Tenta suicidio in cella. Capece (Sappe) denuncia: ‘situazione drammatica’
ALESSANDRIA – Gli uomini della Penitenziaria hanno sventato un tentativo di suicidio da parte di un detenuto nel carcere San Michele. L’uomo, di origine nordafricana, era stato trasferito di recente nella struttura alessandrina dal carcere di Torino. Nel pomeriggio di ieri ha legato la coperta della branda intorno alle sbarre e poi si è cinto attorno al collo il resto del cappio improvvisato con l’intento di soffocarsi. Solo il tempestivo intervento del personale ha permesso di evitare la tragedia ma, come denuncia il sindacato Sappe, la situazione nelle carceri è drammatica e il rischio suicidio elevato.

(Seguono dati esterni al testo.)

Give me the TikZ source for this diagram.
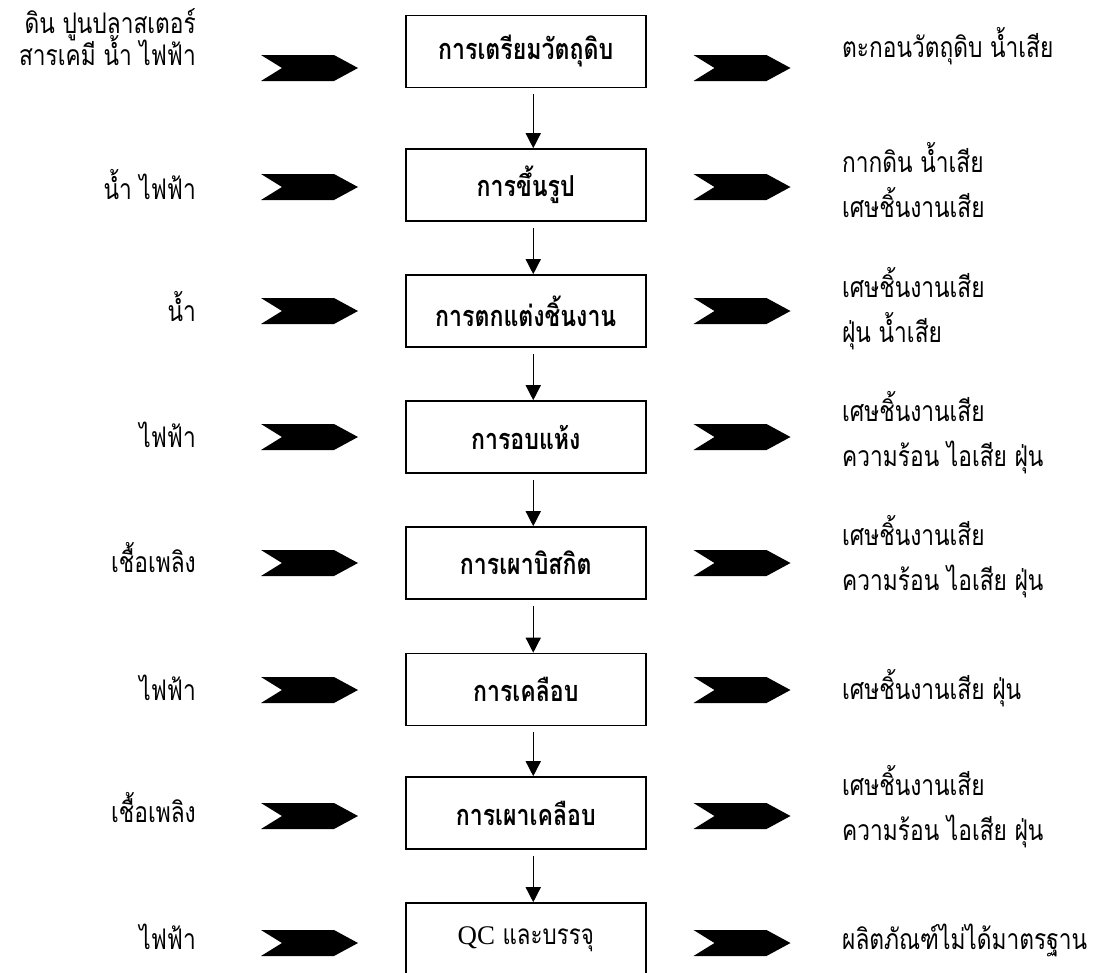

L’episodio di San Michele, infatti, è il secondo della settimana uscente: ad Alba mercoledi scorso si era verificato un fatto analogo in cui gli agenti sono dovuti intervenire per impedire che un detenuto straniero – su cui grava una pena definitiva – s’impiccasse nella sua cella.
Come meglio precisato dal segretario generale del Sappe, Donato Capece, il rischio di suicidio tra i detenuti è elevatissimo ed è complicato per gli agenti della Penitenziaria garantire l’incolumità dei reclusi senza gli strumenti (uomini e mezzi) adeguati: “Ogni giorno nelle carceri piemontesi un detenuto si lesiona il corpo ingerendo chiodi, pile, lamette, o procurandosi tagli sul corpo. Ogni settimana – fa notare ancora Capece – un ristretto del Piemonte tenta il suicidio. Nel 2014, in Piemonte abbiamo contato 58 tentati suicidi, 423 episodi di autolesionismo, 183 colluttazioni e 31 ferimenti”.

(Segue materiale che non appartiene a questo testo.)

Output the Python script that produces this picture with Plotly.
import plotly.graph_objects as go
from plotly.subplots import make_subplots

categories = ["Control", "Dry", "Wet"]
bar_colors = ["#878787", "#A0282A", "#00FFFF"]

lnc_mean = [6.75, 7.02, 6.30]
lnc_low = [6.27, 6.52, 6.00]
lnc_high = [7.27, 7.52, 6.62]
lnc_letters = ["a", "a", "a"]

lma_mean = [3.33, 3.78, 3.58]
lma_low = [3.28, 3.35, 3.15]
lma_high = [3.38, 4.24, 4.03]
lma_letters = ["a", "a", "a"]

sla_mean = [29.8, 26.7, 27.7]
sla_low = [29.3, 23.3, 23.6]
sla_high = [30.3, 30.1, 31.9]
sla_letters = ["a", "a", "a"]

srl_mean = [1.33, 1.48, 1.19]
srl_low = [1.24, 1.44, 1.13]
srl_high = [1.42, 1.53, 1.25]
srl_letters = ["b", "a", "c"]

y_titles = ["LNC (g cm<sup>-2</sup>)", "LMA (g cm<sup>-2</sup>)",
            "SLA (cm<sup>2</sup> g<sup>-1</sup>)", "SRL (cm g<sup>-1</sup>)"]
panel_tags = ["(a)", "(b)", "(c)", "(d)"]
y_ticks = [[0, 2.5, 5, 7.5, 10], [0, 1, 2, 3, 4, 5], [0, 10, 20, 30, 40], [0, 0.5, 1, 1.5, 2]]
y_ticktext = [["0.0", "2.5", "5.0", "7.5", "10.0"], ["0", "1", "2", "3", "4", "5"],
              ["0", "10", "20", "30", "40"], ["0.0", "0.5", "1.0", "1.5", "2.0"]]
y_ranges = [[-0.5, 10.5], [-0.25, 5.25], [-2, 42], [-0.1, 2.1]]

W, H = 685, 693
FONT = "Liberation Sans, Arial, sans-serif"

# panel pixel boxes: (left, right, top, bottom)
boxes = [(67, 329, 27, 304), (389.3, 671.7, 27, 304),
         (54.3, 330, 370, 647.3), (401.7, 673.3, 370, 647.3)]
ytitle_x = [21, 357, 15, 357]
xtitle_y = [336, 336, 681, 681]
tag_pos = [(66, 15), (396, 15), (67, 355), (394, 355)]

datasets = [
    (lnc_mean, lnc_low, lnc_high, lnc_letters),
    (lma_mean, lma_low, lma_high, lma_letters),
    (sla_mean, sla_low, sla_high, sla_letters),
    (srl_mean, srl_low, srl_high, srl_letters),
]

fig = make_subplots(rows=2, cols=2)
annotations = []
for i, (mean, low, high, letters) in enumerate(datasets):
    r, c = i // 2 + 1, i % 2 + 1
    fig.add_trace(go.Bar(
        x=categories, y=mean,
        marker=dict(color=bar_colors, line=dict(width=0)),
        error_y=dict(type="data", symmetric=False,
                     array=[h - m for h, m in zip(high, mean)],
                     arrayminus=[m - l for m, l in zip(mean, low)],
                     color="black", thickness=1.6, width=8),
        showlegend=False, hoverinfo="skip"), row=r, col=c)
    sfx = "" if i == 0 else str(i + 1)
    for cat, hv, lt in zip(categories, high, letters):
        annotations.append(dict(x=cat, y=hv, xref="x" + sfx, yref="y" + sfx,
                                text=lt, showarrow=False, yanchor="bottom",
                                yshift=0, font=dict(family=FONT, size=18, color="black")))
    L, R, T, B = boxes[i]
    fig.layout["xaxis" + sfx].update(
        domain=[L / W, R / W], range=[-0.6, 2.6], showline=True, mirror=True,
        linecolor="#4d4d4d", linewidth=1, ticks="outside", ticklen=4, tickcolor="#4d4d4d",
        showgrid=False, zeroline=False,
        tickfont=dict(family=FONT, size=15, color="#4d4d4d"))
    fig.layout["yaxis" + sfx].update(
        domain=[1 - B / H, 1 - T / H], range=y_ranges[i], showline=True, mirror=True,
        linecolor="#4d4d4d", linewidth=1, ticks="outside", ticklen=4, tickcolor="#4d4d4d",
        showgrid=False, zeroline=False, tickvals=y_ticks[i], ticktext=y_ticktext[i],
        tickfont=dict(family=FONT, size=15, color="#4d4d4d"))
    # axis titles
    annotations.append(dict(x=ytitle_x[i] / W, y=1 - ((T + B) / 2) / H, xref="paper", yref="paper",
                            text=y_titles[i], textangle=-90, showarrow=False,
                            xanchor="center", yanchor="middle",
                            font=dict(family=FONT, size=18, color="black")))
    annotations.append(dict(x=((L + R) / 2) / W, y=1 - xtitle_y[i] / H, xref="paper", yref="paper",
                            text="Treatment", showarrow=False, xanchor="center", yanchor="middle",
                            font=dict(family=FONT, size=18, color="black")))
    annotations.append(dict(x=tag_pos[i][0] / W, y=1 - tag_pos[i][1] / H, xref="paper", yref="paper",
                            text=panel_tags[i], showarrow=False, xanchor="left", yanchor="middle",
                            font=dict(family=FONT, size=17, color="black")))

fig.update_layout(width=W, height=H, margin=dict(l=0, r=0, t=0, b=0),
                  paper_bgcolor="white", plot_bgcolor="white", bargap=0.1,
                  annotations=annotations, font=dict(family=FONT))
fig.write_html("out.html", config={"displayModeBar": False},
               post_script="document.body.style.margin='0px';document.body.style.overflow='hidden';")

Dinnanzi a questi dati impietosi, Capece esorta chi di competenza ad assumere provvedimenti concreti. “Non si può lasciare solamente al sacrificio e alla professionalità delle donne e degli uomini della polizia penitenziaria la gestione quotidiana delle costanti criticità delle carceri piemontesi e del Paese tutto”. Già a seguito del tentato suicidio ad Alba, Capece aveva denunciato una situazione “allarmante, nonostante in un anno il numero dei detenuti sia calato a livello nazionale dalle 53.498 persone oggi detenute rispetto alle 59.683 dello scorso anno”.
“Altro che la favola della ‘vigilanza dinamica’ e l’autogestione delle carceri da parte dei detenuti come panacea ai mali penitenziari – osserva sarcasticamente Capece – le idee e i progetti di chi santifica questa vigilanza dinamica e il regime penitenziario ‘aperto’ non tengono conto della realtà delle carceri, che non sono collegi per educande, e rispondono alla solita logica ‘discendente’ che ‘scarica’ sui livelli più bassi di governance tutte le responsabilità. E ricadono sulle spalle di noi poliziotti, che stiamo 24 ore al giorno in prima linea nelle sezioni detentive. Intanto i poliziotti continuano a sventare suicidi, a gestire eventi critici come gli atti di autolesionismo, le aggressioni, le risse, a circolare su mezzi vecchi e fatiscenti”.